- _WHAT YOU ARE ASKED TO DO_
Everything in the listing except the pictures should be written out exactly.
==============================
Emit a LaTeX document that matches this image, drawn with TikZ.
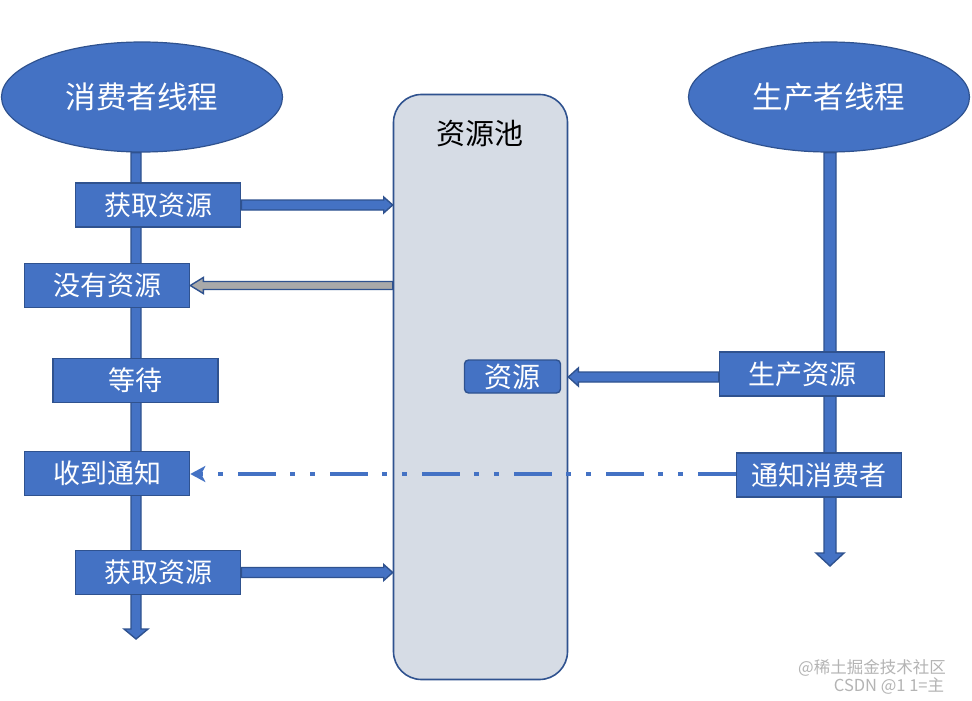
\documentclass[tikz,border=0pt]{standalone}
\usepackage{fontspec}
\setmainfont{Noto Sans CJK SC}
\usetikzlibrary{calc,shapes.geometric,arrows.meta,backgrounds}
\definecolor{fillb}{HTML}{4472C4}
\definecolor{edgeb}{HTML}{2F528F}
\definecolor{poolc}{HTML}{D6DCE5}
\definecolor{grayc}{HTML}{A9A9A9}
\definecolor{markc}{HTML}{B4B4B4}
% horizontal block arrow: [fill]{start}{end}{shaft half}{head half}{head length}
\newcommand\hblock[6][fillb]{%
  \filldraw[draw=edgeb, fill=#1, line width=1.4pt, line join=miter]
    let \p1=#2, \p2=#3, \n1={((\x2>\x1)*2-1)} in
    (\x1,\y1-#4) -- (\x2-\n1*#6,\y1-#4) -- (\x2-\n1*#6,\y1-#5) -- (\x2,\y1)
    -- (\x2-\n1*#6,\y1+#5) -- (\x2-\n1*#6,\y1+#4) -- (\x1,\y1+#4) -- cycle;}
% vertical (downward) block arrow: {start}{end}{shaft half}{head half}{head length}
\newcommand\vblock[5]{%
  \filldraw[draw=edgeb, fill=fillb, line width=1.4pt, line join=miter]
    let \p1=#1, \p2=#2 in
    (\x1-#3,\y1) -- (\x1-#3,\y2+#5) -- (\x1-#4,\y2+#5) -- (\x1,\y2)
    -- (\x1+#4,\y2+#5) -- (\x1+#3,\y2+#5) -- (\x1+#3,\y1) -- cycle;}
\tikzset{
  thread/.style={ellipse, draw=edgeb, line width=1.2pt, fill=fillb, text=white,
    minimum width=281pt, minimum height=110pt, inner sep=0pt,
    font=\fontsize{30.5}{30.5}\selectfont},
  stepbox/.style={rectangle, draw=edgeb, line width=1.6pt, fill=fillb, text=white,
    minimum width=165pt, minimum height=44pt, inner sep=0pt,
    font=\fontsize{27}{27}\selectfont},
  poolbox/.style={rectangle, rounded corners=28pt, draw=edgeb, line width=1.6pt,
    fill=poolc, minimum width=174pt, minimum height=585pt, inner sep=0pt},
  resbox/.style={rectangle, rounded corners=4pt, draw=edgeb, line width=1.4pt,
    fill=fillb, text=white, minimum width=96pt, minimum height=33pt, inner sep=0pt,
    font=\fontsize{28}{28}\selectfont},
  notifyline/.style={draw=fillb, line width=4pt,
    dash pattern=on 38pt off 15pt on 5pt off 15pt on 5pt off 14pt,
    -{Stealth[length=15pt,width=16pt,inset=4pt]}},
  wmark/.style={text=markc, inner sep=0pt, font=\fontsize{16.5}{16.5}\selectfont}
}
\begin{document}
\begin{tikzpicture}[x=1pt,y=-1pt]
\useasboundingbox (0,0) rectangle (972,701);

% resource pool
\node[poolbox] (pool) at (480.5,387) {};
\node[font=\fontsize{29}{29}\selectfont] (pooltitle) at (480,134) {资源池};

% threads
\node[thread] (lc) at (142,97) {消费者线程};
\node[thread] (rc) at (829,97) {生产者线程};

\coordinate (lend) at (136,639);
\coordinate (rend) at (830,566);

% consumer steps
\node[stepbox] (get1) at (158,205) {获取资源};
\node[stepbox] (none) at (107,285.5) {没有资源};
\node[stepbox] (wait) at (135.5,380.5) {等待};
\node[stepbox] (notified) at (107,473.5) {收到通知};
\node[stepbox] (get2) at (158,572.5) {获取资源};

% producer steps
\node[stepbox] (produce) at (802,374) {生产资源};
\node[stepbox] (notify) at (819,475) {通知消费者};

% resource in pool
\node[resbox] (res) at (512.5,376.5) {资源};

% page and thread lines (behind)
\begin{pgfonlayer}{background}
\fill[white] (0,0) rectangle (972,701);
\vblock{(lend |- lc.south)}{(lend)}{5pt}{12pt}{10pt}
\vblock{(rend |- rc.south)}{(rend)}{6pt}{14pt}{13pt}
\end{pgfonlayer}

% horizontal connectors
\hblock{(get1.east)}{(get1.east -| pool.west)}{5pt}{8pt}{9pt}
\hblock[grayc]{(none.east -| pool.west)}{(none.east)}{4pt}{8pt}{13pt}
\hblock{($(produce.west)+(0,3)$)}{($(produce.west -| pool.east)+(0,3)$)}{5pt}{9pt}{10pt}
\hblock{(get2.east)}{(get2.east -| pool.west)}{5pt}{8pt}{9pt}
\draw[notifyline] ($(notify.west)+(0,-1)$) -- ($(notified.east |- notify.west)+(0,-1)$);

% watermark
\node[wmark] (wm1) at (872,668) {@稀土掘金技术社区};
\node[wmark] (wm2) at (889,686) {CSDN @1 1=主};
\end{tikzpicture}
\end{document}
==============================
- _RESPONSE BELOW_
Emit a LaTeX document that matches this image, drawn with TikZ.
\documentclass[tikz,border=0pt]{standalone}
\usepackage{fontspec}
\setmainfont{Noto Sans CJK SC}
\usetikzlibrary{calc,shapes.geometric,arrows.meta,backgrounds}
\definecolor{fillb}{HTML}{4472C4}
\definecolor{edgeb}{HTML}{2F528F}
\definecolor{poolc}{HTML}{D6DCE5}
\definecolor{grayc}{HTML}{A9A9A9}
\definecolor{markc}{HTML}{B4B4B4}
% horizontal block arrow: [fill]{start}{end}{shaft half}{head half}{head length}
\newcommand\hblock[6][fillb]{%
  \filldraw[draw=edgeb, fill=#1, line width=1.4pt, line join=miter]
    let \p1=#2, \p2=#3, \n1={((\x2>\x1)*2-1)} in
    (\x1,\y1-#4) -- (\x2-\n1*#6,\y1-#4) -- (\x2-\n1*#6,\y1-#5) -- (\x2,\y1)
    -- (\x2-\n1*#6,\y1+#5) -- (\x2-\n1*#6,\y1+#4) -- (\x1,\y1+#4) -- cycle;}
% vertical (downward) block arrow: {start}{end}{shaft half}{head half}{head length}
\newcommand\vblock[5]{%
  \filldraw[draw=edgeb, fill=fillb, line width=1.4pt, line join=miter]
    let \p1=#1, \p2=#2 in
    (\x1-#3,\y1) -- (\x1-#3,\y2+#5) -- (\x1-#4,\y2+#5) -- (\x1,\y2)
    -- (\x1+#4,\y2+#5) -- (\x1+#3,\y2+#5) -- (\x1+#3,\y1) -- cycle;}
\tikzset{
  thread/.style={ellipse, draw=edgeb, line width=1.2pt, fill=fillb, text=white,
    minimum width=281pt, minimum height=110pt, inner sep=0pt,
    font=\fontsize{30.5}{30.5}\selectfont},
  stepbox/.style={rectangle, draw=edgeb, line width=1.6pt, fill=fillb, text=white,
    minimum width=165pt, minimum height=44pt, inner sep=0pt,
    font=\fontsize{27}{27}\selectfont},
  poolbox/.style={rectangle, rounded corners=28pt, draw=edgeb, line width=1.6pt,
    fill=poolc, minimum width=174pt, minimum height=585pt, inner sep=0pt},
  resbox/.style={rectangle, rounded corners=4pt, draw=edgeb, line width=1.4pt,
    fill=fillb, text=white, minimum width=96pt, minimum height=33pt, inner sep=0pt,
    font=\fontsize{28}{28}\selectfont},
  notifyline/.style={draw=fillb, line width=4pt,
    dash pattern=on 38pt off 15pt on 5pt off 15pt on 5pt off 14pt,
    -{Stealth[length=15pt,width=16pt,inset=4pt]}},
  wmark/.style={text=markc, inner sep=0pt, font=\fontsize{16.5}{16.5}\selectfont}
}
\begin{document}
\begin{tikzpicture}[x=1pt,y=-1pt]
\useasboundingbox (0,0) rectangle (972,701);

% resource pool
\node[poolbox] (pool) at (480.5,387) {};
\node[font=\fontsize{29}{29}\selectfont] (pooltitle) at (480,134) {资源池};

% threads
\node[thread] (lc) at (142,97) {消费者线程};
\node[thread] (rc) at (829,97) {生产者线程};

\coordinate (lend) at (136,639);
\coordinate (rend) at (830,566);

% consumer steps
\node[stepbox] (get1) at (158,205) {获取资源};
\node[stepbox] (none) at (107,285.5) {没有资源};
\node[stepbox] (wait) at (135.5,380.5) {等待};
\node[stepbox] (notified) at (107,473.5) {收到通知};
\node[stepbox] (get2) at (158,572.5) {获取资源};

% producer steps
\node[stepbox] (produce) at (802,374) {生产资源};
\node[stepbox] (notify) at (819,475) {通知消费者};

% resource in pool
\node[resbox] (res) at (512.5,376.5) {资源};

% page and thread lines (behind)
\begin{pgfonlayer}{background}
\fill[white] (0,0) rectangle (972,701);
\vblock{(lend |- lc.south)}{(lend)}{5pt}{12pt}{10pt}
\vblock{(rend |- rc.south)}{(rend)}{6pt}{14pt}{13pt}
\end{pgfonlayer}

% horizontal connectors
\hblock{(get1.east)}{(get1.east -| pool.west)}{5pt}{8pt}{9pt}
\hblock[grayc]{(none.east -| pool.west)}{(none.east)}{4pt}{8pt}{13pt}
\hblock{($(produce.west)+(0,3)$)}{($(produce.west -| pool.east)+(0,3)$)}{5pt}{9pt}{10pt}
\hblock{(get2.east)}{(get2.east -| pool.west)}{5pt}{8pt}{9pt}
\draw[notifyline] ($(notify.west)+(0,-1)$) -- ($(notified.east |- notify.west)+(0,-1)$);

% watermark
\node[wmark] (wm1) at (872,668) {@稀土掘金技术社区};
\node[wmark] (wm2) at (889,686) {CSDN @1 1=主};
\end{tikzpicture}
\end{document}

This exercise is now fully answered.